= Seuthes IV =

King of Odrysia (3rd century BC)

Seuthes IV (Ancient Greek: Σεύθης, Seuthēs) was a possible king of the Odrysians in Thrace during the 3rd century BC. Seuthes IV is an obscure figure, and the little that is known depends on inference from very limited information that may apply to him or others of the same name. Roigos, son of Seuthes, buried in the Kazanlăk Tomb, may be identified as the son of Seuthes IV, if Roigos and his tomb date to the mid-3rd century BC (as originally reported); if, on the other hand, Roigos belongs in the early 3rd century BC, he could be identified as an otherwise unattested son of Seuthes III instead.
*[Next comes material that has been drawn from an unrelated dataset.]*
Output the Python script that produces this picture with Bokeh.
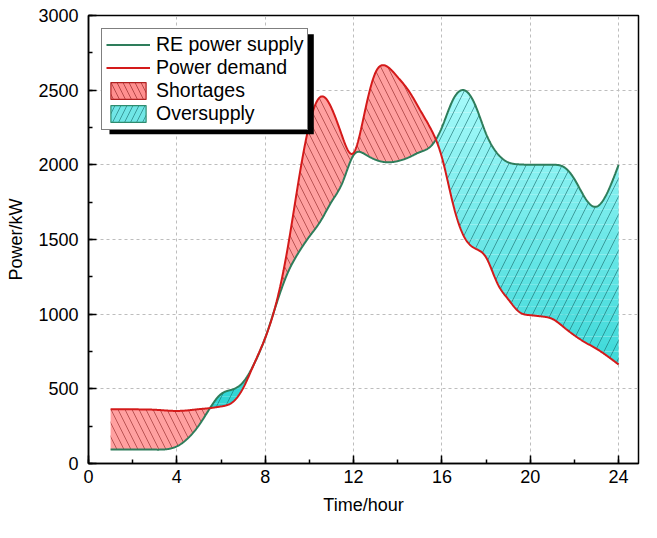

In 2007, the Bulgarian archaeologist Georgi Kitov and his team excavated a Thracian burial mound known as Dalakova Mogila near the village of Topolčane near Sliven. The burial was of a royal or aristocratic warrior, buried in relative hurry with military equipment including an arrow-pierced silver helmet, a golden pectoral, various other vessels, many of them of gold, and a gold ring bearing the inscription that was eventually determined to read "Seuthes son of Teres" (in unusual orthography, ΣΗΥΣΑ ΤΗΡΗΤΟΣ) alongside a depiction of the owner as a bearded mature man with a possibly receding hairline. The date of the burial is uncertain. If it belongs to the 5th century BC, the Seuthes in question could be a son of the obscure Teres II, who was a contemporary of Seuthes II's father Maesades. A 4th-century BC date could make the Seuthes of the ring a son of Teres III, but he appears to be distinct from the famous Seuthes III who appears to have been buried elsewhere. An early 3rd-century BC date could make this Seuthes the son of Seuthes III's son Teres.